Labor has gone from champ to chump in less than 20 years. It's no wonder every spring commencement speech contains the obligatory "pursue your passion" line: the not-so-subtle message is that labor on its own is no longer a thing of fulfillment.
This belies the idea that labor is a vehicle to achieving quality of life. Because real wages have been stagnant for nearly a generation, there's less perceived value to labor. If you don't feel that your lot will improve through your labor, you're less inclined to labor for anything better.
Not to mention that for many people there's less urgent need to labor. Previous generations accumulated a lot of wealth, creating familial support nets. Empty-nester parents welcome their children back to live with them in cavernous houses (compared to the small houses of their grandparents and great-grandparents where they couldn't return even if they had wanted to). The cash they accumulated through investing has become inter-generational transfer payments. Why work to meet your own subsistence needs if you don't have to?
Labor, which was once at best a key to individual freedom and at worst a denial of recreation time, is being cast as indentured servitude (we're forced to work by the system) or an emotional prison (the job isn't someone's passion, it's just the job they could find).
This points to change in the definition of what freedom is.
In the 1960s, we had a generation push back on going to war because it didn't understand why they should have to (e.g., go fight a proxy war in a far away land). Today, we have a generation pushing back on going to work because it doesn't understand why they should have to (e.g., if we have so much food and so much stuff why do we have to solve the same problems over and over again that just lead us to more food and more stuff?) Freedom is becoming independence from the need to solve basic problems long ago solved like transportation and food to pursue Maslow-like self-actualization. Freedom is no longer something each person achieves individually by "working the land", it's provided by a sophisticated, intricate system that charges rents in exchange for alleviating burdens - both cost and time - of ownership.
We started this blog series with the observation that change can be a long time coming, particularly because economic habits die hard. We'll still have household formation, individual property ownership, and most of us will have to work for a living for a long time to come. Tax receipts are substantially derived from income. And the land-labor-laborer troika has been displaced before (productivity increases during the industrial revolution de-valued labor for two generations) only to find its way back (the rise of America as an economic power in the 19th century). Yet these ideas around labor are in the ether, to a point that Switzerland will hold a referendum next month whether or not to provide a universal basic income for every citizen.

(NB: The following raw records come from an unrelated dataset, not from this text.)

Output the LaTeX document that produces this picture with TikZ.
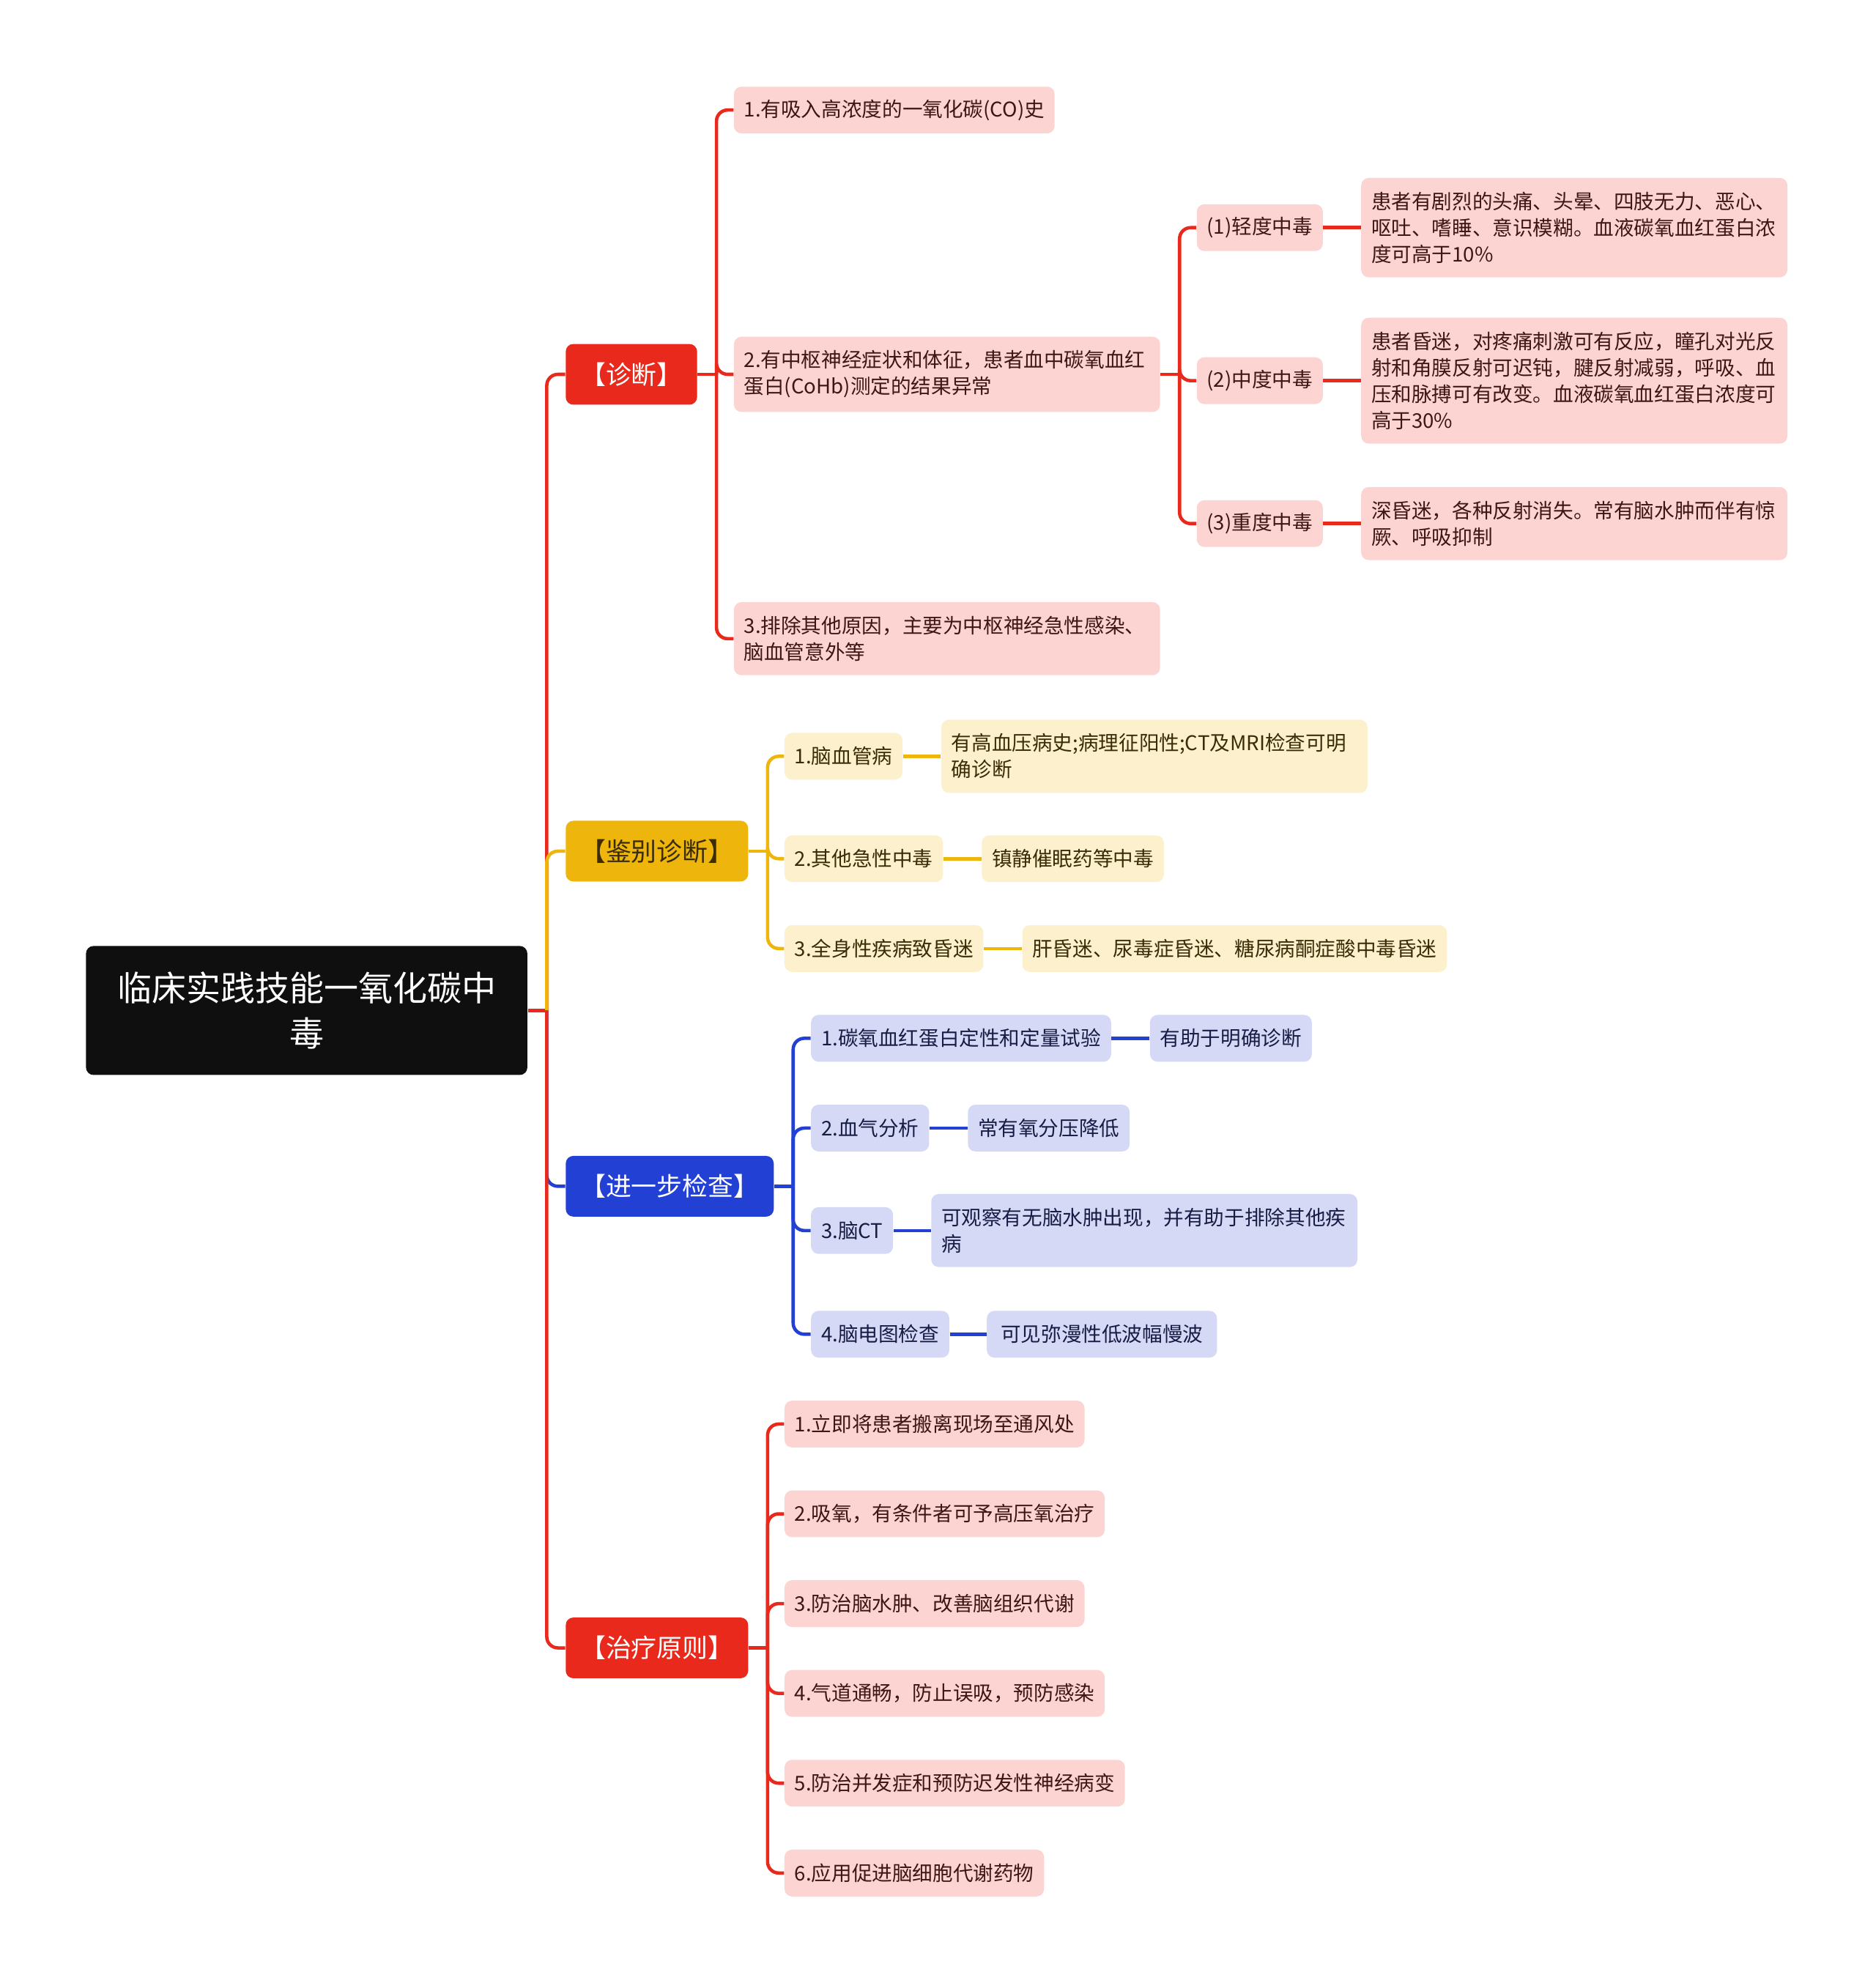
\documentclass[tikz,border=0pt]{standalone}
\usepackage{fontspec}
\setmainfont{Noto Sans CJK SC}
\usepackage{tikz}
\definecolor{zred}{HTML}{E8291C}
\definecolor{zpink}{HTML}{FCD5D2}
\definecolor{zpinktxt}{HTML}{3E1714}
\definecolor{zyel}{HTML}{EEB50C}
\definecolor{zlyel}{HTML}{FDF0CD}
\definecolor{zyeltxt}{HTML}{3A2C05}
\definecolor{zblue}{HTML}{2340D5}
\definecolor{zlblue}{HTML}{D5D9F6}
\definecolor{zbluetxt}{HTML}{171C45}
\definecolor{zroot}{HTML}{0F0F0F}
\def\width{1483}
\def\hauteur{1568}

\tikzset{
	item/.style={anchor=west, rounded corners=3.4pt, inner xsep=0.16cm, inner ysep=0.12cm, minimum height=0.74cm, align=left, font=\fontsize{9.1}{11.9}\selectfont},
	wide/.style={text width=6.42cm, inner ysep=0.22cm},
	pinkitem/.style={item, fill=zpink, text=zpinktxt},
	yelitem/.style={item, fill=zlyel, text=zyeltxt},
	blueitem/.style={item, fill=zlblue, text=zbluetxt},
	branch/.style={anchor=west, rounded corners=3.4pt, inner xsep=0.23cm, minimum height=0.96cm, font=\fontsize{11.5}{13}\selectfont},
	link/.style={line width=1.5pt, rounded corners=5pt},
}

\begin{document}
\begin{tikzpicture}[x=0.2mm, y=-0.2mm]
	\useasboundingbox (0,0) rectangle (\width,\hauteur);
	%\draw[step=100, black!20!white] (0,0) grid (\width,\hauteur);

	\node[fill=zroot, text=white, rounded corners=3.4pt, minimum width=6.98cm, minimum height=2.04cm, align=center, font=\fontsize{15.5}{20.5}\selectfont] (root) at (242.5,799) {临床实践技能一氧化碳中\\毒};

	% level one
	\node[branch, fill=zred, text=white] (zd) at (447,296) {【诊断】};
	\node[branch, fill=zyel, text=zyeltxt] (jb) at (447,673) {【鉴别诊断】};
	\node[branch, fill=zblue, text=white] (jc) at (447,938) {【进一步检查】};
	\node[branch, fill=zred, text=white] (zl) at (447,1303) {【治疗原则】};

	% 诊断
	\node[pinkitem] (zd1) at (580,87) {1.有吸入高浓度的一氧化碳(CO)史};
	\node[pinkitem, wide] (zd2) at (580,296) {2.有中枢神经症状和体征，患者血中碳氧血红\\蛋白(CoHb)测定的结果异常};
	\node[pinkitem, wide] (zd3) at (580,505) {3.排除其他原因，主要为中枢神经急性感染、\\脑血管意外等};
	\node[pinkitem] (qd) at (946,180) {(1)轻度中毒};
	\node[pinkitem] (zhd) at (946,301) {(2)中度中毒};
	\node[pinkitem] (cd) at (946,414) {(3)重度中毒};
	\node[pinkitem, wide] (qdx) at (1076,180) {患者有剧烈的头痛、头晕、四肢无力、恶心、\\呕吐、嗜睡、意识模糊。血液碳氧血红蛋白浓\\度可高于10\%};
	\node[pinkitem, wide] (zhdx) at (1076,301) {患者昏迷，对疼痛刺激可有反应，瞳孔对光反\\射和角膜反射可迟钝，腱反射减弱，呼吸、血\\压和脉搏可有改变。血液碳氧血红蛋白浓度可\\高于30\%};
	\node[pinkitem, wide] (cdx) at (1076,414) {深昏迷，各种反射消失。常有脑水肿而伴有惊\\厥、呼吸抑制};

	% 鉴别诊断
	\node[yelitem] (jb1) at (620,598) {1.脑血管病};
	\node[yelitem] (jb2) at (620,679) {2.其他急性中毒};
	\node[yelitem] (jb3) at (620,750) {3.全身性疾病致昏迷};
	\node[yelitem, wide] (jb1x) at (744,598) {有高血压病史;病理征阳性;CT及MRI检查可明\\确诊断};
	\node[yelitem] (jb2x) at (776,679) {镇静催眠药等中毒};
	\node[yelitem] (jb3x) at (808,750) {肝昏迷、尿毒症昏迷、糖尿病酮症酸中毒昏迷};

	% 进一步检查
	\node[blueitem] (jc1) at (641,821) {1.碳氧血红蛋白定性和定量试验};
	\node[blueitem] (jc2) at (641,892) {2.血气分析};
	\node[blueitem] (jc3) at (641,973) {3.脑CT};
	\node[blueitem] (jc4) at (641,1055) {4.脑电图检查};
	\node[blueitem] (jc1x) at (909,821) {有助于明确诊断};
	\node[blueitem] (jc2x) at (765,892) {常有氧分压降低};
	\node[blueitem, wide] (jc3x) at (736,973) {可观察有无脑水肿出现，并有助于排除其他疾\\病};
	\node[blueitem, minimum width=3.64cm] (jc4x) at (780,1055) {可见弥漫性低波幅慢波};

	% 治疗原则
	\node[pinkitem] (zl1) at (620,1126) {1.立即将患者搬离现场至通风处};
	\node[pinkitem] (zl2) at (620,1197) {2.吸氧，有条件者可予高压氧治疗};
	\node[pinkitem] (zl3) at (620,1268) {3.防治脑水肿、改善脑组织代谢};
	\node[pinkitem] (zl4) at (620,1339) {4.气道通畅，防止误吸，预防感染};
	\node[pinkitem] (zl5) at (620,1410) {5.防治并发症和预防迟发性神经病变};
	\node[pinkitem] (zl6) at (620,1481) {6.应用促进脑细胞代谢药物};

	% connectors
	\coordinate (rootj) at ([xshift=0.3cm]root.east);
	\draw[link, zred] (root.east) -- (rootj);
	\draw[link, zred] (rootj) |- (zd.west);
	\draw[link, zyel] (rootj) |- (jb.west);
	\draw[link, zblue] (rootj) |- (jc.west);
	\draw[link, zred] (rootj) |- (zl.west);

	\coordinate (zdj) at ([xshift=0.3cm]zd.east);
	\draw[link, zred] (zd.east) -- (zdj);
	\foreach \c in {zd1,zd2,zd3} \draw[link, zred] (zdj) |- (\c.west);
	\coordinate (zd2j) at ([xshift=0.3cm]zd2.east);
	\draw[link, zred] (zd2.east) -- (zd2j);
	\foreach \c in {qd,zhd,cd} \draw[link, zred] (zd2j) |- (\c.west);
	\draw[link, zred] (qd.east) -- (qdx.west);
	\draw[link, zred] (zhd.east) -- (zhdx.west);
	\draw[link, zred] (cd.east) -- (cdx.west);

	\coordinate (jbj) at ([xshift=0.3cm]jb.east);
	\draw[link, zyel] (jb.east) -- (jbj);
	\foreach \c in {jb1,jb2,jb3} {
		\draw[link, zyel] (jbj) |- (\c.west);
		\draw[link, zyel] (\c.east) -- (\c x.west);
	}

	\coordinate (jcj) at ([xshift=0.3cm]jc.east);
	\draw[link, zblue] (jc.east) -- (jcj);
	\foreach \c in {jc1,jc2,jc3,jc4} {
		\draw[link, zblue] (jcj) |- (\c.west);
		\draw[link, zblue] (\c.east) -- (\c x.west);
	}

	\coordinate (zlj) at ([xshift=0.3cm]zl.east);
	\draw[link, zred] (zl.east) -- (zlj);
	\foreach \c in {zl1,zl2,zl3,zl4,zl5,zl6} \draw[link, zred] (zlj) |- (\c.west);
\end{tikzpicture}
\end{document}
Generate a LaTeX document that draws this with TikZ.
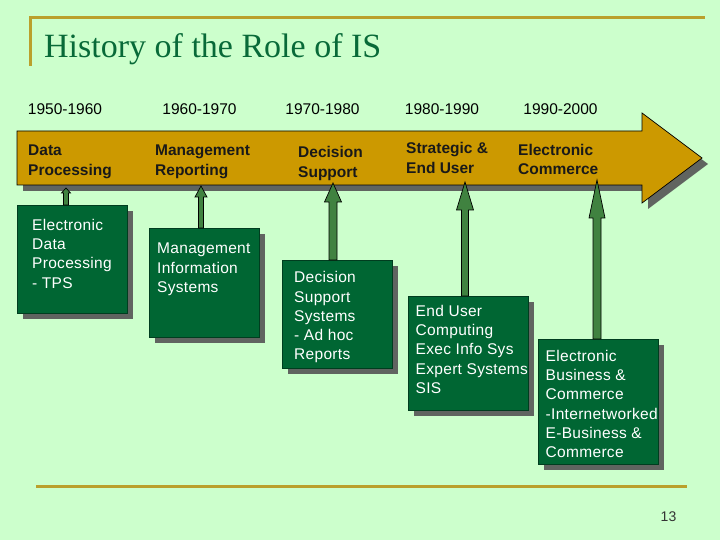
\documentclass[tikz,border=0pt]{standalone}
\usepackage{fontspec}
\setmainfont{Liberation Sans}
\newfontfamily\titlefont{Liberation Serif}
\newfontfamily\boxfont[LetterSpace=2]{Liberation Sans}
\usetikzlibrary{calc,shadows}
\usepackage{xcolor}

\definecolor{slidebg}{RGB}{204,255,204}
\definecolor{rulegold}{RGB}{186,160,44}
\definecolor{bannergold}{RGB}{204,153,0}
\definecolor{boxgreen}{RGB}{0,102,51}
\definecolor{titlegreen}{RGB}{8,106,56}
\definecolor{risergreen}{RGB}{64,130,64}
\definecolor{shadowgray}{RGB}{96,100,96}

\tikzset{
  era/.style={font=\fontsize{15.5}{19}\selectfont, inner sep=0},
  stage/.style={font=\fontsize{15.5}{19.2}\selectfont\bfseries, text=black!90,
    align=left, anchor=north west, inner sep=0},
  isshadow/.style={drop shadow={shadow xshift=6pt, shadow yshift=-6pt,
    fill=shadowgray, opacity=1}},
  isbox/.style={draw=boxgreen!60!black, fill=boxgreen, isshadow,
    minimum width=110pt, minimum height=108pt, anchor=north west, inner sep=0},
  boxtext/.style={font=\boxfont\fontsize{15.5}{19.2}\selectfont, text=white,
    align=left, anchor=north west, inner sep=0},
  riser/.style={draw=black, fill=risergreen, line width=0.7pt, line join=miter}
}

% block arrow from the top of box #2 up to tip #1
% #3 head length, #4 half head width, #5 half shaft width
\newcommand{\isarrow}[5]{%
  \draw[riser] ($(#1 |- #2.north)+(-#5,0)$) -- ($(#1)+(-#5,#3)$)
    -- ($(#1)+(-#4,#3)$) -- (#1) -- ($(#1)+(#4,#3)$)
    -- ($(#1)+(#5,#3)$) -- ($(#1 |- #2.north)+(#5,0)$) -- cycle;}

\begin{document}
\begin{tikzpicture}[x=1pt, y=-1pt]

  % slide background
  \fill[slidebg] (0,0) rectangle (720,540);
  \useasboundingbox (0,0) rectangle (720,540);

  % title and rules
  \draw[rulegold, line width=3pt] (29,17.8) -- (705,17.8);
  \draw[rulegold, line width=3pt] (30.5,16.5) -- (30.5,66.5);
  \node[font=\titlefont\fontsize{34}{36}\selectfont, text=titlegreen,
    anchor=base west, inner sep=0] (title) at (44,58) {History of the Role of IS};
  \draw[rulegold, line width=3pt] (36,486.5) -- (687,486.5);
  \node[font=\fontsize{14}{16}\selectfont, text=black!80, inner sep=0] (page) at (668.5,517) {13};

  % decades
  \node[era] (y1) at (65,109.5) {1950-1960};
  \node[era] (y2) at (199.5,109.5) {1960-1970};
  \node[era] (y3) at (322.5,109.5) {1970-1980};
  \node[era] (y4) at (442,109.5) {1980-1990};
  \node[era] (y5) at (560.5,109.5) {1990-2000};

  % timeline banner
  \draw[fill=bannergold, line width=0.7pt, isshadow]
    (17,131) -- (642,131) -- (642,113) -- (702,158) -- (642,203)
    -- (642,185) -- (17,185) -- cycle;
  \node[stage] (dp) at (28,145) {Data\\Processing};
  \node[stage] (mr) at (155,145) {Management\\Reporting};
  \node[stage] (ds) at (298,146.5) {Decision\\Support};
  \node[stage] (se) at (406,142.5) {Strategic \&\\End User};
  \node[stage] (ec) at (518,144) {Electronic\\Commerce};

  % systems of each era
  \node[isbox] (b1) at (17,205) {};
  \node[isbox, minimum height=109pt] (b2) at (149,228) {};
  \node[isbox] (b3) at (282,260) {};
  \node[isbox, minimum width=120pt, minimum height=114pt] (b4) at (408,296) {};
  \node[isbox, minimum width=120pt, minimum height=125pt] (b5) at (538,339) {};

  \node[boxtext] (t1) at (32,219) {Electronic\\Data\\Processing\\- TPS};
  \node[boxtext] (t2) at (157,243) {Management\\Information\\Systems};
  \node[boxtext] (t3) at (294,271.5) {Decision\\Support\\Systems\\- Ad hoc\\Reports};
  \node[boxtext] (t4) at (415.5,305) {End User\\Computing\\Exec Info Sys\\Expert Systems\\SIS};
  \node[boxtext] (t5) at (545.5,350) {Electronic\\Business \&\\Commerce\\-Internetworked\\E-Business \&\\Commerce};

  % arrows up to the banner
  \coordinate (tip1) at (66,188);
  \coordinate (tip2) at (201,186);
  \coordinate (tip3) at (333,183);
  \coordinate (tip4) at (465,182);
  \coordinate (tip5) at (597,180);
  \isarrow{tip1}{b1}{5}{4.5}{2.5}
  \isarrow{tip2}{b2}{11}{6}{2.5}
  \isarrow{tip3}{b3}{19}{8.5}{4}
  \isarrow{tip4}{b4}{28}{8.5}{3.5}
  \isarrow{tip5}{b5}{38}{8}{4}

\end{tikzpicture}
\end{document}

Which brings us back to where we started. The winds of change blowing today would alter fundamental economic relationships that have been around for centuries, and the technology is here now to make them practical realities. The technology exists today to change shelter, transportation and investment activity of an individual to allow them more free time to pursue personal fulfillment, but that's no guarantee that a critical mass of people will in sufficient numbers, or will do so before societal winds change direction. The times, they have a-changed, and they'll continue to do so. Change happens at a societal pace, not a technological one.